Once upon a time, there was a young, self-conscious preteen wishing they’d grow up to become exactly who they dreamed of. Whether it was the dream to look like Kajol or Kylie, teens have always battled insecurities out of their control. Beauty generally tends to vary in definition and standards per person, yet this stance doesn’t really apply to teenagers. Unless you were an incredibly self-aware and secure teen, it was likely that you felt the need to adhere to a mainstream beauty standard.
It’s so incredibly common amongst teenagers to feel insecure and self-conscious about their appearances, especially in an age where media consumption is so heavy. For young black and brown girls, in particular, there was an unspoken consensus that we were miles away from the ideal. Even in our own media, such as Bollywood, there were even stricter standards prioritising pale skin and softer features. Teenage girls never win.
So, you grow up battling insecurities, wondering why you aren’t fitting into this minuscule mould. For years and years, possibly even carrying this burden into your 20s, you inevitably get that epiphany; instead of adhering to this fixed standard, you begin to create your own. Some may begin to adjust their idea of beauty, creating their own personal sense of what it actually means to be beautiful. Perhaps the young brown girl realises that maybe she does resemble Bipasha or Shilpa instead of yearning for the appearance of Jennifer and Angelina.
Humility has consistently been a trait that is often expected from women
Beginning to love yourself after years of people essentially telling you not to brings a new sense of security in your life. Creating this new standard for yourself in what you personally find beautiful is truly exhilarating. You finally know what it means to live for yourself rather than others. The journey was long and hard, so now you’re thinking this is it – I can just be comfortably beautiful and openly secure. No actually, why would you think that’s acceptable?
Despite some recent encouragement of confidence in mainstream media, humility has consistently been a trait that is often expected from women. As an adult, you are expected to have overcome all insecurities although it is literally a human trait. While there is this expectation to be secure and confident, you must also never ever lack humility. I must admit, this feels like whiplash.

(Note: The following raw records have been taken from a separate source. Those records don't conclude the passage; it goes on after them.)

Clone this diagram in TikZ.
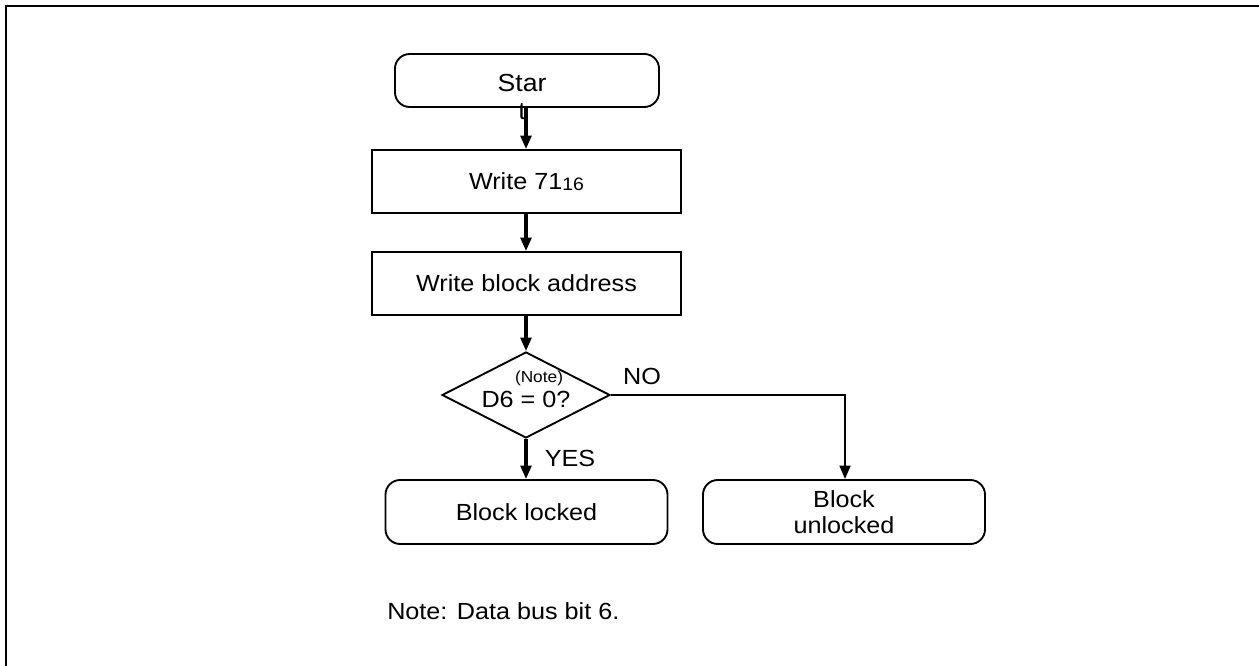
\documentclass[tikz,border=0pt]{standalone}
\usepackage{fontspec}
\setmainfont{Liberation Sans}[FakeStretch=1.08]
\usetikzlibrary{arrows.meta,shapes.geometric}
\begin{document}
\begin{tikzpicture}[x=0.75pt,y=-0.75pt,
  font=\fontsize{17.5}{20}\selectfont,
  box/.style={draw,line width=1.4pt,inner sep=0pt},
  rbox/.style={box,rounded corners=11pt},
  arr/.style={line width=2.4pt,-{Triangle[length=10pt,width=8pt]}},
  lbl/.style={inner sep=0pt}]
\useasboundingbox (0,0) rectangle (1259,666);
\draw[line width=1.8pt] (6,670) -- (6,6) -- (1265,6);
% nodes
\node[rbox,minimum width=198pt,minimum height=39.75pt] (start) at (527,80.5) {};
\node[box,minimum width=231.75pt,minimum height=47.25pt] (w71) at (526.5,181.5)
  {Write 71{\fontsize{13.5}{15}\selectfont\raisebox{-0.5pt}{16}}};
\node[box,minimum width=231.75pt,minimum height=47.25pt] (wba) at (526.5,283.5) {Write block address};
\node[draw,diamond,line width=1.4pt,inner sep=0pt,minimum width=126pt,minimum height=64.5pt] (dec) at (526,395) {};
\node[lbl,font=\fontsize{12}{14}\selectfont] (note) at (539,378) {(Note)};
\node[lbl] (d6) at (526,399) {D6 = 0?};
\node[rbox,minimum width=211.5pt,minimum height=48pt] (locked) at (526.5,512) {Block locked};
\node[rbox,minimum width=211.5pt,minimum height=48pt,align=center] (unlocked) at (844,512) {Block\\unlocked};
\node[lbl] (no) at (642,376) {NO};
\node[lbl] (yes) at (570,458) {YES};
\node[lbl,anchor=west] (footnote) at (387,611) {Note: Data bus bit 6.};
% connectors
\draw[arr] (start.south -| 526,0) -- (w71.north -| 526,0);
\draw[arr] (w71.south -| 526,0) -- (wba.north -| 526,0);
\draw[arr] (wba.south -| 526,0) -- (dec.north);
\draw[arr] (dec.south) -- (locked.north -| 526,0);
\draw[arr,line width=1.8pt] (dec.east) -| (unlocked.north -| 845,0);
% start text, drawn over the connector as in the original
\node[lbl,align=center,font=\fontsize{18.5}{20.5}\selectfont] (starttxt) at (522,97) {Star\\t};
\end{tikzpicture}
\end{document}
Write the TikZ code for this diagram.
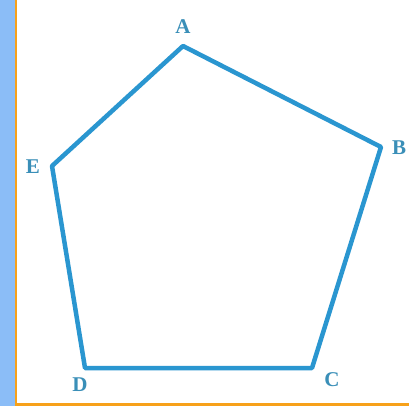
\documentclass[tikz,border=0pt]{standalone}
\usepackage{fontspec}
\setmainfont{Liberation Serif}
\definecolor{strip}{HTML}{8BBDF7}
\definecolor{frame}{HTML}{F7A11A}
\definecolor{edge}{HTML}{2A96D0}
\definecolor{lab}{HTML}{3A8FB8}
\begin{document}
\begin{tikzpicture}[x=1pt,y=-1pt,
  lbl/.style={text=lab,font=\fontsize{21}{21}\selectfont\bfseries,inner sep=0pt},
  side/.style={draw=edge,line width=4.5pt,line join=round,line cap=round}]
\useasboundingbox (0,0) rectangle (409,406);
\fill[white] (0,0) rectangle (409,406);
\fill[strip] (0,0) rectangle (15,406);
\fill[frame] (15,0) rectangle (17,406);
\fill[frame] (15,403) rectangle (409,406);
\coordinate (a) at (183,46);
\coordinate (b) at (381,147);
\coordinate (c) at (312,368);
\coordinate (d) at (85,368);
\coordinate (e) at (52,166);
\draw[side] (a) -- (b) -- (c) -- (d) -- (e) -- cycle;
\node[lbl] (la) at (183,27) {A};
\node[lbl] (lb) at (399,148) {B};
\node[lbl] (lc) at (332,380) {C};
\node[lbl] (ld) at (80,385) {D};
\node[lbl] (le) at (33,167) {E};
\end{tikzpicture}
\end{document}
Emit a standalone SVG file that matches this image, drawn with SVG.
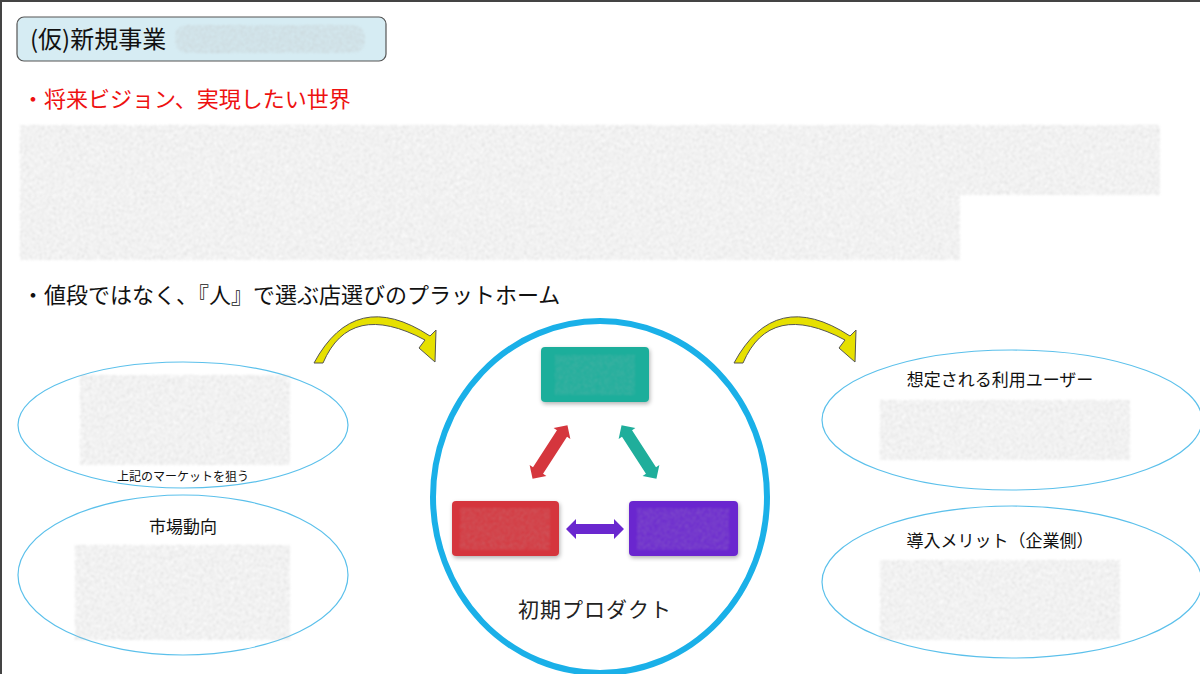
<svg xmlns="http://www.w3.org/2000/svg" width="1200" height="674" viewBox="0 0 1200 674">
<style>
.jp{font-family:"Noto Sans CJK JP","Noto Sans",sans-serif}
.ell{fill:none;stroke:#5bc0eb;stroke-width:1.2}
.yel{fill:#e6e000;stroke:#555;stroke-width:1}
</style>
<defs>
<filter id="blur" x="-10%" y="-30%" width="120%" height="160%">
<feTurbulence type="fractalNoise" baseFrequency="0.6" numOctaves="2" result="n"/>
<feColorMatrix in="n" type="matrix" values="0 0 0 0 0.5 0 0 0 0 0.5 0 0 0 0 0.5 0 0 0 1.4 -0.5" result="g"/>
<feComposite in="g" in2="SourceGraphic" operator="in" result="c"/>
<feGaussianBlur in="c" stdDeviation="0.8"/>
</filter>
<filter id="shadow"><feDropShadow dx="1" dy="2" stdDeviation="2" flood-opacity="0.3"/></filter>
</defs>
<rect width="1200" height="674" fill="#fff"/>
<path d="M1 674 V1 H1200" fill="none" stroke="#444" stroke-width="2"/>
<g id="title">
<rect x="17" y="17" width="369" height="44" rx="7" fill="#d6ecf3" stroke="#555" stroke-width="1.2"/>
<text x="30" y="48" class="jp" font-size="24" fill="#111">(仮)新規事業</text>
<rect x="175" y="25" width="190" height="28" rx="12" fill="#bbb" filter="url(#blur)"/>
</g>
<text x="22" y="107" class="jp" font-size="22" fill="#ee1111">・将来ビジョン、実現したい世界</text>
<g id="vision-blur">
<rect x="20" y="125" width="1140" height="70" fill="#999" filter="url(#blur)"/>
<rect x="20" y="195" width="940" height="65" fill="#999" filter="url(#blur)"/>
</g>
<text x="22" y="303" class="jp" font-size="22" fill="#111">・値段ではなく、『人』で選ぶ店選びのプラットホーム</text>
<g id="market">
<ellipse cx="183" cy="425" rx="165" ry="63" class="ell"/>
<rect x="80" y="375" width="210" height="90" fill="#aaa" filter="url(#blur)"/>
<text x="183" y="481" class="jp" font-size="12" text-anchor="middle" fill="#111">上記のマーケットを狙う</text>
</g>
<g id="trend">
<ellipse cx="183" cy="575" rx="165" ry="80" class="ell"/>
<text x="183" y="533" class="jp" font-size="17" text-anchor="middle" fill="#111">市場動向</text>
<rect x="75" y="545" width="215" height="95" fill="#aaa" filter="url(#blur)"/>
</g>
<g id="product">
<ellipse cx="600" cy="497" rx="167" ry="176" fill="none" stroke="#1ab0e8" stroke-width="6"/>
<text x="595" y="617" class="jp" font-size="21" text-anchor="middle" fill="#222" letter-spacing="1">初期プロダクト</text>
</g>
<g id="box-teal"><rect x="541" y="347" width="108" height="55" rx="4" fill="#1fae9b" filter="url(#shadow)"/><rect x="555" y="355" width="80" height="40" fill="#fff" opacity="0.5" filter="url(#blur)"/></g>
<g id="box-red"><rect x="452" y="501" width="107" height="55" rx="4" fill="#d5363d" filter="url(#shadow)"/><rect x="460" y="508" width="90" height="42" fill="#fff" opacity="0.6" filter="url(#blur)"/></g>
<g id="box-purple"><rect x="629" y="501" width="109" height="55" rx="4" fill="#6a27cf" filter="url(#shadow)"/><rect x="637" y="508" width="92" height="42" fill="#fff" opacity="0.6" filter="url(#blur)"/></g>
<g id="connectors">
<g transform="translate(550,452) rotate(-57)"><path d="M-32 0 L-22 -10 L-22 -6 L22 -6 L22 -10 L32 0 L22 10 L22 6 L-22 6 L-22 10 Z" fill="#d5363d"/></g>
<g transform="translate(639,452) rotate(57)"><path d="M-32 0 L-22 -10 L-22 -6 L22 -6 L22 -10 L32 0 L22 10 L22 6 L-22 6 L-22 10 Z" fill="#1fae9b"/></g>
<g transform="translate(595,529)"><path d="M-29 0 L-19 -10 L-19 -5 L19 -5 L19 -10 L29 0 L19 10 L19 5 L-19 5 L-19 10 Z" fill="#6a27cf"/></g>
<path class="yel" d="M314 363 L323 363 Q350 300 425 340 L419 348 L435 362 L436 330 L430 336 Q355 287 314 363 Z"/>
<path class="yel" d="M734 363 L743 363 Q770 300 845 340 L839 348 L855 362 L856 330 L850 336 Q775 287 734 363 Z"/>
</g>
<g id="users">
<ellipse cx="1012" cy="420" rx="190" ry="70" class="ell"/>
<text x="1000" y="386" class="jp" font-size="17" text-anchor="middle" fill="#111">想定される利用ユーザー</text>
<rect x="880" y="400" width="250" height="60" fill="#aaa" filter="url(#blur)"/>
</g>
<g id="merit">
<ellipse cx="1012" cy="582" rx="190" ry="76" class="ell"/>
<text x="1000" y="547" class="jp" font-size="17" text-anchor="middle" fill="#111">導入メリット（企業側）</text>
<rect x="880" y="560" width="240" height="80" fill="#aaa" filter="url(#blur)"/>
</g>
</svg>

Why must I downplay myself when I have worked so hard to get to this stage – is it truly so awful to acknowledge and adore my own beauty? Well, yes it is. People do not like confident women. We see it over and over again in worldwide media; women should be humble, even if they are rightfully deserving of self-praise. Others are allowed to praise you, but if you praise yourself a little too much you are unfortunately just arrogant.
You should never admit that you are in fact gorgeous
In the context of self-aware beauty, it is clearly looked down upon. Growing up watching female-centric movies in the 90s and 2000s sent a message that women, no matter how beautiful and talented, should not acknowledge that at all. You may be the most gorgeous work of art someone has ever seen, but god forbid you actually agree.
Conventionally attractive female characters and personalities in the last few decades (excluding the progression from the last 5 years) have always taken on the humble, shy girl persona. 2000s romcoms praised this character archetype, enforcing this idea that you must remain shy and humble despite having 86 men fall at your feet every time you leave your home.
Taking Rory Gilmore as an example – every single boy she met almost instantly fell in love with her, but she remained shocked and unaware of this impact probably until her demise. It is expected of most women, to this day, to take this approach with their own beauty. No matter how much people show you, you should never admit that you are in fact gorgeous.
Confidence is almost entirely about how you carry yourself
Even without the media shaming you for feeling openly beautiful, we can trust men to do it for us. Let’s set the scene: it’s a bright sunny day, you’re feeling great, you’re in your favourite outfit and on your way to meet a friend. A man stops you in the street to tell you how stunning you are, you say your thanks and keep going.
He keeps pushing until you tell him to leave you alone, and he loses it. Although not all men behave in this manner, many men will berate you and proceed to insult you after rejection. A second ago you were a work of art, but now you think you’re better than others.
The societal ideal is genuinely for you to remain quietly confident. However, it is honestly impossible to do so when you’re truly comfortable and secure in yourself. Confidence exudes when that person enters the room, most people are aware of this. Confidence is almost entirely about how you carry yourself.
People deserve to love themselves wholeheartedly
Personally, I’ve found that the people who force the humility persona are usually the most insecure. There have been many occasions where people would make petty remarks such as “you think you’re all that” as a response to minimal self-praise. When quite frankly, I am all that.
Confidence should not be looked down upon when it is obvious. Why should confident people need to hide the fact that they are secure? Insecurity can be crippling for many, so we should encourage those who have overcome self-consciousness rather than attempt to knock them back down.
Although there is a clear distinction between confidence and gloating, self-praise, however, should never be considered gloating. It is so natural to praise others so I’ll truly never wrap my head around why self-praise is so quickly labelled arrogant. People deserve to love themselves wholeheartedly, we all deserve to feel secure and beautiful.